Roldan composed and recorded the songs within three days as the team had to go out of the city to shoot the songs. The background score was recorded by the Chennai Strings Orchestra, which performed three instrumental tracks for the film. The re-recording was completed by late March 2014.

== Release ==
The audio rights were secured by Think Music. The music for the film's Tamil version was released on 21 March 2014, at a launch event held in Sathyam Cinemas, Chennai. The event saw the attendance of the cast and crew, along with directors Mani Ratnam, Selvaraghavan, Vasanthabalan, producers T. Siva, S. R. Prabhu, C. V. Kumar, actors Vikram Prabhu, Rana Daggubati, Ashwin Kakumanu, singer Vijay Yesudas and former Tamil Film Producers Council president Keyaar. Mani Ratnam released the audio CD which was handed over to Rana Daggubati, while Keyaar launched the film's theatrical trailer. The soundtrack for the Malayalam version Samsaaram Aarogyathinu Haanikaram was released on 11 April 2014.

== Track listing ==

=== Tamil ===

Vaayai Moodi Pesavum
| No. | Title | Lyrics | Singer(s) | Length |
|---|---|---|---|---|
| 1. | "Shut up! Vaaya Moodu! Pesadhe!" | Balaji Mohan | Sean Roldan, Balaji Mohan | 2:21 |
| 2. | "Kadhal Ara Onnu Vizundhuchu" | Muthamil | Sean Roldan, Shakthisree Gopalan | 3:49 |
| 3. | "Mr Fix-It" (Theme) | — | Instrumental | 2:31 |
| 4. | "Podhum Nee Ini Varundhadhe" | Muthamil | Haricharan | 4:36 |
| 5. | "Udaigiren Udaigiren" | Madhan Karky | Aalap Raju | 2:29 |
| 6. | "Beedhiya Kelappa" (Jazz Theme) | — | Instrumental | 1:55 |
| 7. | "The Sound of Silence" (Theme) | — | Instrumental | 1:59 |
| 8. | "Maatra Paravai" | Madhan Karky | Pradeep Kumar, Kalyani Nair | 2:57 |
| Total length: |  |  |  | 22:27 |

=== Malayalam ===

Samsaaram Aarogyathinu Haanikaram
| No. | Title | Lyrics | Singer(s) | Length |
|---|---|---|---|---|
| 1. | "Shut up!

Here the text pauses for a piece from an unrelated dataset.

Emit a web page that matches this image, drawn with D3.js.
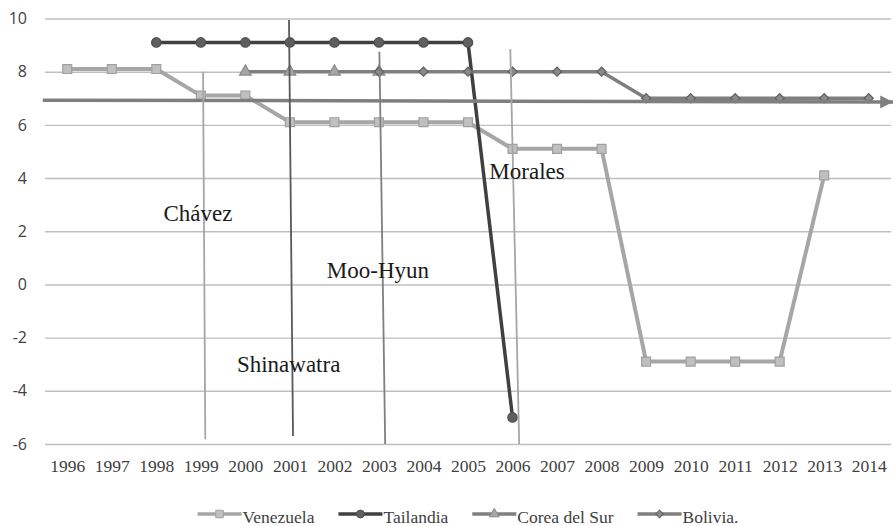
<!DOCTYPE html>
<html>
<head>
<meta charset="utf-8">
<script src="https://cdn.jsdelivr.net/npm/d3@7"></script>
<style>
  body { margin: 0; background: #fff; }
  svg { display: block; }
</style>
</head>
<body>
<div id="chart"></div>
<script>
// categories
var years = [1996, 1997, 1998, 1999, 2000, 2001, 2002, 2003, 2004, 2005,
             2006, 2007, 2008, 2009, 2010, 2011, 2012, 2013, 2014];

// series values (null = no point)
var venezuela = [8.1, 8.1, 8.1, 7.1, 7.1, 6.1, 6.1, 6.1, 6.1, 6.1,
                 5.1, 5.1, 5.1, -2.9, -2.9, -2.9, -2.9, 4.1, null];
var tailandia = [null, null, 9.1, 9.1, 9.1, 9.1, 9.1, 9.1, 9.1, 9.1,
                 -5, null, null, null, null, null, null, null, null];
var coreaDelSur = [null, null, null, null, 8, 8, 8, 8, null, null,
                   null, null, null, null, null, null, null, null, null];
var bolivia = [null, null, null, null, null, null, null, 8, 8, 8,
               8, 8, 8, 7, 7, 7, 7, 7, 7];

var seriesNames = ['Venezuela', 'Tailandia', 'Corea del Sur', 'Bolivia.'];
var yTicks = [-6, -4, -2, 0, 2, 4, 6, 8, 10];

// hand-drawn notes on the chart, in data units (year, value)
var noteLabels = ['Chávez', 'Moo-Hyun', 'Shinawatra', 'Morales'];
var noteLabelAt = [[1998.16, 2.4], [2001.83, 0.25], [1999.81, -3.31], [2005.48, 3.96]];
var noteLines = [
  [[1999.05, 8.0], [1999.1, -5.82]],
  [[2000.98, 9.94], [2001.07, -5.7]],
  [[2003.01, 8.75], [2003.14, -6.0]],
  [[2005.95, 8.85], [2006.15, -6.0]]
];
var arrowLine = [[1995.45, 6.93], [2014.55, 6.86]];

(function () {

  var W = 893, H = 526
    , padL = 45, padR = 891, padT = 18.5, padB = 444
  ;

  var x = d3.scaleLinear().domain([1995.5, 2014.5]).range([padL, padR]);
  var y = d3.scaleLinear().domain([-6, 10]).range([padB, padT]);

  var svg = d3.select('#chart').append('svg')
    .attr('width', W)
    .attr('height', H);

  svg.append('defs').append('marker')
    .attr('id', 'arrowhead')
    .attr('viewBox', '0 0 10 10')
    .attr('refX', 10).attr('refY', 5)
    .attr('markerUnits', 'userSpaceOnUse')
    .attr('markerWidth', 15).attr('markerHeight', 13)
    .attr('orient', 'auto')
    .append('path')
      .attr('d', 'M0,0 L10,5 L0,10 Z')
      .attr('fill', '#7f7f7f');

  // gridlines + y labels
  var yAxis = svg.append('g')
    .attr('transform', 'translate(' + padL + ',0)')
    .call(d3.axisLeft(y).tickValues(yTicks).tickFormat(String)
      .tickSize(-(padR - padL)).tickPadding(18));
  yAxis.select('.domain').remove();
  yAxis.selectAll('.tick line').attr('stroke', '#bfbfbf').attr('stroke-width', 1.4);
  yAxis.selectAll('.tick text')
    .attr('fill', '#404040')
    .style('font-family', '"Open Sans", "Liberation Sans", sans-serif')
    .style('font-size', '16px');

  // x labels
  var xAxis = svg.append('g')
    .attr('transform', 'translate(0,' + padB + ')')
    .call(d3.axisBottom(x).tickValues(years).tickFormat(d3.format('d')).tickSize(0));
  xAxis.select('.domain').remove();
  xAxis.selectAll('.tick text')
    .attr('y', 28).attr('dy', 0)
    .attr('fill', '#404040')
    .style('font-family', '"Liberation Serif", "DejaVu Serif", serif')
    .style('font-size', '17.5px');

  var styles = [
    {line: '#a6a6a6', fill: '#c0c0c0', stroke: '#a0a0a0', sym: d3.symbolSquare, size: 80, rot: 0, w: 4},
    {line: '#404040', fill: '#5f5f5f', stroke: '#505050', sym: d3.symbolCircle, size: 70, rot: 0, w: 3.5},
    {line: '#7f7f7f', fill: '#a6a6a6', stroke: '#8a8a8a', sym: d3.symbolTriangle, size: 60, rot: 0, w: 3.5},
    {line: '#7f7f7f', fill: '#8a8a8a', stroke: '#5f5f5f', sym: d3.symbolSquare, size: 42, rot: 45, w: 3.5}
  ];
  var allSeries = [venezuela, tailandia, coreaDelSur, bolivia];

  var line = d3.line()
    .defined(function (d) { return d.v !== null; })
    .x(function (d) { return x(d.year); })
    .y(function (d) { return y(d.v); });

  allSeries.forEach(function (vals, i) {
    var pts = years.map(function (yr, j) { return {year: yr, v: vals[j]}; });
    var st = styles[i];
    var g = svg.append('g');
    g.append('path')
      .datum(pts)
      .attr('fill', 'none')
      .attr('stroke', st.line)
      .attr('stroke-width', st.w)
      .attr('stroke-linejoin', 'round')
      .attr('d', line);
    g.selectAll('path.pt')
      .data(pts.filter(function (d) { return d.v !== null; }))
      .enter()
      .append('path')
        .attr('class', 'pt')
        .attr('d', d3.symbol().type(st.sym).size(st.size))
        .attr('transform', function (d) {
           return 'translate(' + x(d.year) + ',' + y(d.v) + ') rotate(' + st.rot + ')';
         })
        .attr('fill', st.fill)
        .attr('stroke', st.stroke)
        .attr('stroke-width', 1.2);
  });

  // arrow across the chart
  svg.append('line')
    .attr('x1', x(arrowLine[0][0])).attr('y1', y(arrowLine[0][1]))
    .attr('x2', x(arrowLine[1][0])).attr('y2', y(arrowLine[1][1]))
    .attr('stroke', '#7f7f7f')
    .attr('stroke-width', 3.5)
    .attr('marker-end', 'url(#arrowhead)');

  // vertical lines
  var noteColors = ['#a6a6a6', '#595959', '#7f7f7f', '#a6a6a6'];
  svg.selectAll('line.note')
    .data(noteLines)
    .enter()
    .append('line')
      .attr('class', 'note')
      .attr('x1', function (d) { return x(d[0][0]); })
      .attr('y1', function (d) { return y(d[0][1]); })
      .attr('x2', function (d) { return x(d[1][0]); })
      .attr('y2', function (d) { return y(d[1][1]); })
      .attr('stroke', function (d, i) { return noteColors[i]; })
      .attr('stroke-width', 1.8);

  svg.selectAll('text.note')
    .data(noteLabels)
    .enter()
    .append('text')
      .attr('class', 'note')
      .attr('x', function (d, i) { return x(noteLabelAt[i][0]); })
      .attr('y', function (d, i) { return y(noteLabelAt[i][1]); })
      .attr('fill', '#1a1a1a')
      .style('font-family', '"Liberation Serif", "DejaVu Serif", serif')
      .style('font-size', '23px')
      .text(function (d) { return d; });

  // legend
  var legend = svg.append('g');
  var lx = 0;
  seriesNames.forEach(function (name, i) {
    var st = styles[i];
    var it = legend.append('g').attr('transform', 'translate(' + lx + ',0)');
    it.append('line')
      .attr('x1', 0).attr('x2', 44).attr('y1', 514).attr('y2', 514)
      .attr('stroke', st.line).attr('stroke-width', 3.5);
    it.append('path')
      .attr('d', d3.symbol().type(st.sym).size(st.size * 0.7))
      .attr('transform', 'translate(22,514) rotate(' + st.rot + ')')
      .attr('fill', st.fill).attr('stroke', st.stroke).attr('stroke-width', 1);
    var t = it.append('text')
      .attr('x', 45).attr('y', 523)
      .attr('fill', '#404040')
      .style('font-family', '"Liberation Serif", "DejaVu Serif", serif')
      .style('font-size', '17.5px')
      .text(name);
    lx += 45 + t.node().getComputedTextLength() + 24;
  });
  var legendW = lx - 24;
  legend.attr('transform', 'translate(' + ((padL + padR) / 2 - legendW / 2) + ',0)');

}).call(this);
</script>
</body>
</html>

Vaaya Moodu! Mindathe!" | Anu Elizabeth Jose | Sean Roldan, Balaji Mohan | 2:21 |
| 2. | "Thammil Oru" | Santhosh Varma | Sean Roldan, Shakthisree Gopalan | 3:49 |
| 3. | "Mr.Fix-It" (Theme) | — | Instrumental | 2:31 |
| 4. | "Ullin Ullile" | Santhosh Varma | Haricharan | 4:36 |
| 5. | "Kaana Kanneerilay" | Anu Elizabeth Jose | Aalap Raju | 2:29 |
| 6. | "Pedipeduthunna" (Jazz Theme) | — | Instrumental | 1:55 |
| 7. | "The Sound of Silence" (Theme) | — | Instrumental | 1:59 |
| 8. | "Swaathanthryathin Thaalangal" | Anu Elizabeth Jose | Pradeep Kumar, Kalyani Nair | 2:57 |
| Total length: |  |  |  | 22:27 |

== Reception ==
Karthik Srinivasan of Milliblog wrote, "Sean Roldan's musical debut is as eclectic and interesting as the man's diverse musical sensibilities!" S. R. Ashok Kumar of The Hindu wrote "Composer Sean Roldan has tried to give different kinds of songs and also succeeded in it". S. Saraswathi of Rediff.com summarized "The music by debutant, Sean Roldan, keeps up with the tempo of the film, especially the BGM, which plays a crucial role in the second half." Sify wrote "Sean Roldan's music is in groove with the plot, especially the BGM in the second half."

IANS wrote "Sean Roldan keeps the film alive with his music and knows how to use it as a narrative, especially in the second half that hardly has any dialogues." Malini Mannath of The New Indian Express summarized "The silent portions give enough scope for an expressive musical score, Sean Roldan's BGM sustaining the feel." Nandita Ravi of Deccan Chronicle summarized "Sean Rolden's music needs special mention as the entire film post the interval, comes alive – thanks to his BGM."